> [EXERCISE GOAL] The lines from the top of the material through the line with "import seaborn as sns" are to be set down exactly. Leave the pictures out.
START INFORMATION PROVIDED
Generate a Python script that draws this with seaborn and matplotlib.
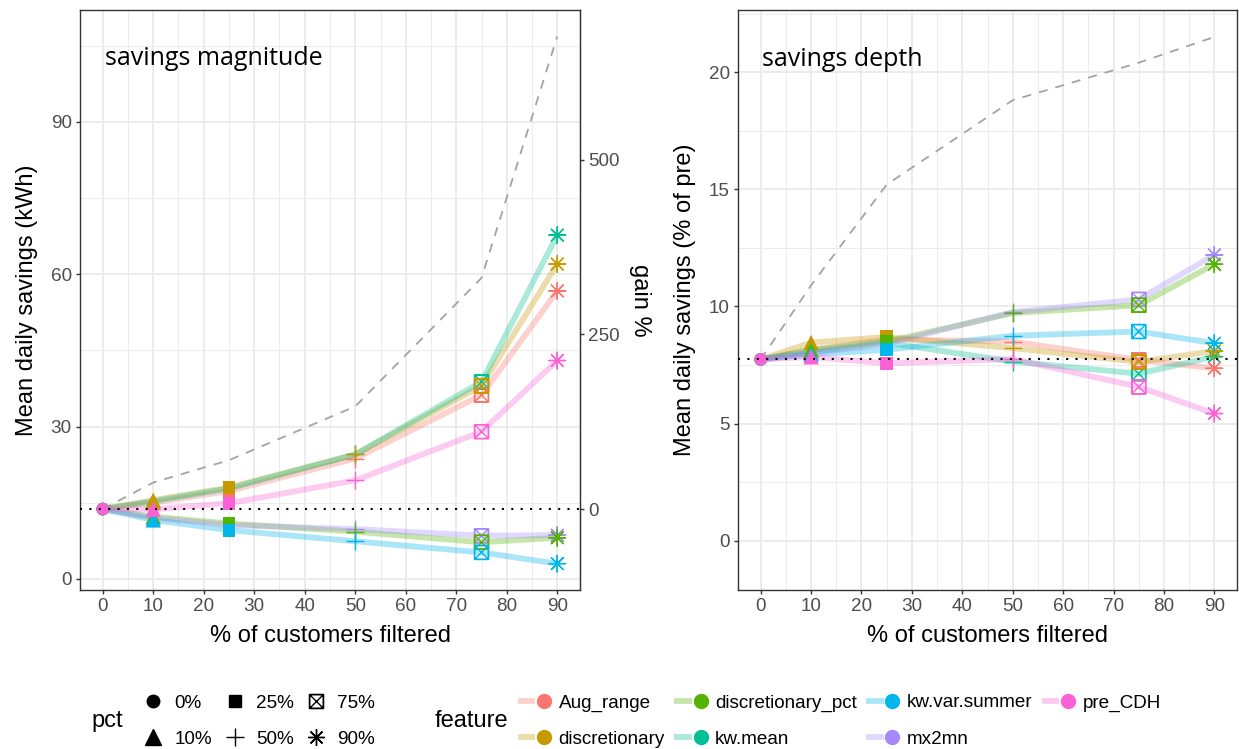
import numpy as np
import pandas as pd
import matplotlib
matplotlib.use("Agg")
import matplotlib.pyplot as plt
from matplotlib.path import Path
from matplotlib.lines import Line2D
from matplotlib.legend_handler import HandlerTuple
import seaborn as sns

# ---------------------------------------------------------------- data
filtered = [0, 10, 25, 50, 75, 90]                      # % of customers filtered
pct_levels = ["0%", "10%", "25%", "50%", "75%", "90%"]
features = ["Aug_range", "discretionary", "discretionary_pct", "kw.mean",
            "kw.var.summer", "mx2mn", "pre_CDH"]
feature_colors = ["#F8766D", "#C49A00", "#53B400", "#00C094",
                  "#00B6EB", "#A58AFF", "#FB61D7"]
# order in which the point layers are stacked (first = bottom)
point_order = ["kw.mean", "mx2mn", "Aug_range", "discretionary",
               "discretionary_pct", "kw.var.summer", "pre_CDH"]

# savings magnitude: mean daily savings (kWh)
kwh_aug_range = [13.75, 15.0, 17.3, 23.7, 36.2, 56.7]
kwh_discretionary = [13.75, 15.5, 18.0, 24.5, 38.0, 62.0]
kwh_discretionary_pct = [13.75, 12.25, 10.9, 9.3, 7.2, 8.1]
kwh_kw_mean = [13.75, 15.3, 17.8, 24.5, 38.8, 67.7]
kwh_kw_var_summer = [13.75, 11.6, 9.6, 7.4, 5.2, 3.0]
kwh_mx2mn = [13.75, 12.0, 10.6, 9.8, 8.5, 8.6]
kwh_pre_cdh = [13.75, 13.7, 14.9, 19.4, 29.0, 43.0]
kwh_baseline = 13.75
gain_pct = [0, 38, 70, 147, 331, 677]                   # dashed line, gain %

# savings depth: mean daily savings (% of pre)
pre_aug_range = [7.74, 8.15, 8.6, 8.5, 7.72, 7.36]
pre_discretionary = [7.74, 8.46, 8.7, 8.22, 7.63, 8.1]
pre_discretionary_pct = [7.74, 8.15, 8.5, 9.72, 10.05, 11.8]
pre_kw_mean = [7.74, 8.05, 8.45, 7.65, 7.13, 7.86]
pre_kw_var_summer = [7.74, 7.95, 8.15, 8.75, 8.93, 8.43]
pre_mx2mn = [7.74, 8.0, 8.4, 9.76, 10.3, 12.2]
pre_pre_cdh = [7.74, 7.85, 7.57, 7.76, 6.57, 5.43]
pre_baseline = 7.74
pre_trend = [7.74, 10.9, 15.2, 18.8, 20.4, 21.5]         # dashed line

kwh_series = [kwh_aug_range, kwh_discretionary, kwh_discretionary_pct, kwh_kw_mean,
              kwh_kw_var_summer, kwh_mx2mn, kwh_pre_cdh]
pre_series = [pre_aug_range, pre_discretionary, pre_discretionary_pct, pre_kw_mean,
              pre_kw_var_summer, pre_mx2mn, pre_pre_cdh]


def long_frame(series):
    rows = []
    for feat, vals in zip(features, series):
        for x, p, v in zip(filtered, pct_levels, vals):
            rows.append((feat, x, p, v))
    return pd.DataFrame(rows, columns=["feature", "filtered", "pct", "savings"])


# ---------------------------------------------------------------- markers
def boxed_cross():
    # square outline traced forwards and back (zero fill area) plus the two diagonals
    M, L = Path.MOVETO, Path.LINETO
    verts = [(-1, -1), (1, -1), (1, 1), (-1, 1), (-1, -1),
             (-1, 1), (1, 1), (1, -1), (-1, -1),
             (-1, -1), (1, 1), (-1, 1), (1, -1)]
    codes = [M, L, L, L, L, L, L, L, L, M, L, M, L]
    return Path(verts, codes)


BOXX = boxed_cross()
ASTERISK = (8, 2, 0)

marker_spec = {
    "0%": ("o", 9.0, True),
    "10%": ("^", 11.0, True),
    "25%": ("s", 9.3, True),
    "50%": ("+", 13.0, False),
    "75%": (BOXX, 10.0, False),
    "90%": (ASTERISK, 12.0, False),
}

# ---------------------------------------------------------------- style
plt.rcParams["font.family"] = ["Liberation Sans", "DejaVu Sans"]
GRID = "#EBEBEB"
INK = "#333333"
TICK_TXT = "#4D4D4D"
TICK_SIZE = 13.6
TITLE_SIZE = 17

W, H = 1239, 749
fig = plt.figure(figsize=(W / 100, H / 100), dpi=100)
ax_l = fig.add_axes([80 / W, 1 - 590 / H, 500 / W, 580 / H])
ax_r = fig.add_axes([738 / W, 1 - 590 / H, 499 / W, 580 / H])
color_of = dict(zip(features, feature_colors))


def draw_panel(ax, df, baseline, trend_x, trend_y):
    sns.lineplot(data=df, x="filtered", y="savings", hue="feature",
                 hue_order=features, palette=feature_colors, linewidth=4.2,
                 alpha=0.33, legend=False, estimator=None, ax=ax, zorder=3,
                 solid_capstyle="butt", solid_joinstyle="round")
    sns.lineplot(x=trend_x, y=trend_y, color="#A3A3A3", linewidth=1.3,
                 linestyle=(0, (5, 4.5)), ax=ax, zorder=2, legend=False)
    stacked = df.assign(rank=df["feature"].map(point_order.index)).sort_values(
        ["rank", "filtered"])
    for lvl in pct_levels:
        marker, size, filled = marker_spec[lvl]
        sub = stacked[stacked["pct"] == lvl]
        sns.scatterplot(data=sub, x="filtered", y="savings", hue="feature",
                        hue_order=point_order,
                        palette=[color_of[f] for f in point_order],
                        marker=marker, s=size ** 2,
                        linewidth=0 if filled else 1.0,
                        legend=False, ax=ax, zorder=4)
        if not filled:
            coll = ax.collections[-1]
            fc = np.array(coll.get_facecolors())
            coll.set_edgecolor(fc)
            coll.set_facecolor("none")
            coll.set_linewidth(1.0)
    ax.axhline(baseline, color="black", linewidth=1.5,
               linestyle=(0, (1, 3.5)), zorder=5)

    ax.set_xlim(-4.5, 94.5)
    ax.set_xticks(range(0, 91, 10))
    ax.set_xticks(range(5, 90, 10), minor=True)
    ax.grid(which="major", color=GRID, linewidth=1.3, zorder=0)
    ax.grid(which="minor", color=GRID, linewidth=0.65, zorder=0)
    ax.set_axisbelow(True)
    for sp in ax.spines.values():
        sp.set_color(INK)
        sp.set_linewidth(1.0)
    ax.tick_params(which="major", direction="out", length=3, width=1,
                   color=INK, labelcolor=TICK_TXT, labelsize=TICK_SIZE, pad=3)
    ax.tick_params(which="minor", length=0)
    ax.set_xlabel("% of customers filtered", fontsize=TITLE_SIZE, labelpad=7)


# ---- savings magnitude
df_kwh = long_frame(kwh_series)
trend_kwh = [kwh_baseline * (1 + g / 100) for g in gain_pct]
draw_panel(ax_l, df_kwh, kwh_baseline, filtered, trend_kwh)
lo = min(df_kwh["savings"].min(), min(trend_kwh))
hi = max(df_kwh["savings"].max(), max(trend_kwh))
pad = 0.05 * (hi - lo)
ax_l.set_ylim(lo - pad, hi + pad)
ax_l.set_yticks([0, 30, 60, 90])
ax_l.set_yticks([15, 45, 75, 105], minor=True)
ax_l.set_ylabel("Mean daily savings (kWh)", fontsize=TITLE_SIZE, labelpad=9)

sec = ax_l.secondary_yaxis(
    "right",
    functions=(lambda v: (v / kwh_baseline - 1) * 100,
               lambda g: kwh_baseline * (1 + g / 100)))
sec.set_yticks([0, 250, 500])
sec.tick_params(direction="out", length=3, width=1, color=INK,
                labelcolor=TICK_TXT, labelsize=TICK_SIZE, pad=3)
sec.spines["right"].set_color(INK)
sec.set_ylabel("gain %", fontsize=TITLE_SIZE, rotation=270, labelpad=22)
ax_l.text(0.05, 0.916, "savings magnitude", transform=ax_l.transAxes,
          fontsize=18, family="Open Sans", va="center", ha="left", zorder=6)

# ---- savings depth
df_pre = long_frame(pre_series)
draw_panel(ax_r, df_pre, pre_baseline, filtered, pre_trend)
ax_r.set_ylim(-2.1, 22.65)
ax_r.set_yticks([0, 5, 10, 15, 20])
ax_r.set_yticks([2.5, 7.5, 12.5, 17.5, 22.5], minor=True)
ax_r.set_ylabel("Mean daily savings (% of pre)", fontsize=TITLE_SIZE, labelpad=9)
ax_r.text(0.048, 0.914, "savings depth", transform=ax_r.transAxes,
          fontsize=18, family="Open Sans", va="center", ha="left", zorder=6)

# ---------------------------------------------------------------- legends
LEG_Y = 1 - 721 / H
pct_handles = []
for lvl in pct_levels:
    marker, size, filled = marker_spec[lvl]
    pct_handles.append(Line2D([], [], linestyle="", marker=marker, color="black",
                              markersize=size, markeredgewidth=1.0,
                              fillstyle="full" if filled else "none"))
fig.text(91 / W, LEG_Y, "pct", fontsize=TITLE_SIZE, ha="left", va="center")
fig.legend(pct_handles, pct_levels, ncol=3, loc="center left",
           bbox_to_anchor=(136 / W, LEG_Y), frameon=False, fontsize=TICK_SIZE,
           handlelength=1.85, handletextpad=0.2, columnspacing=0.25,
           labelspacing=1.0, borderpad=0, borderaxespad=0)

feat_handles = []
for c in feature_colors:
    feat_handles.append((Line2D([], [], color=c, linewidth=4.2, alpha=0.33,
                                solid_capstyle="butt"),
                         Line2D([], [], color=c, linestyle="", marker="o",
                                markersize=10)))
fig.text(435 / W, LEG_Y, "feature", fontsize=TITLE_SIZE, ha="left", va="center")
fig.legend(feat_handles, features, ncol=4, loc="center left",
           bbox_to_anchor=(518 / W, LEG_Y), frameon=False, fontsize=TICK_SIZE,
           handlelength=1.85, handletextpad=0.3, columnspacing=0.5,
           labelspacing=1.0, borderpad=0, borderaxespad=0,
           handler_map={tuple: HandlerTuple(ndivide=None, pad=0)})

fig.savefig("out.png", dpi=100)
END INFORMATION PROVIDED
> [EXERCISE SOLUTION]
Generate a Python script that draws this with seaborn and matplotlib.
import numpy as np
import pandas as pd
import matplotlib
matplotlib.use("Agg")
import matplotlib.pyplot as plt
from matplotlib.path import Path
from matplotlib.lines import Line2D
from matplotlib.legend_handler import HandlerTuple
import seaborn as sns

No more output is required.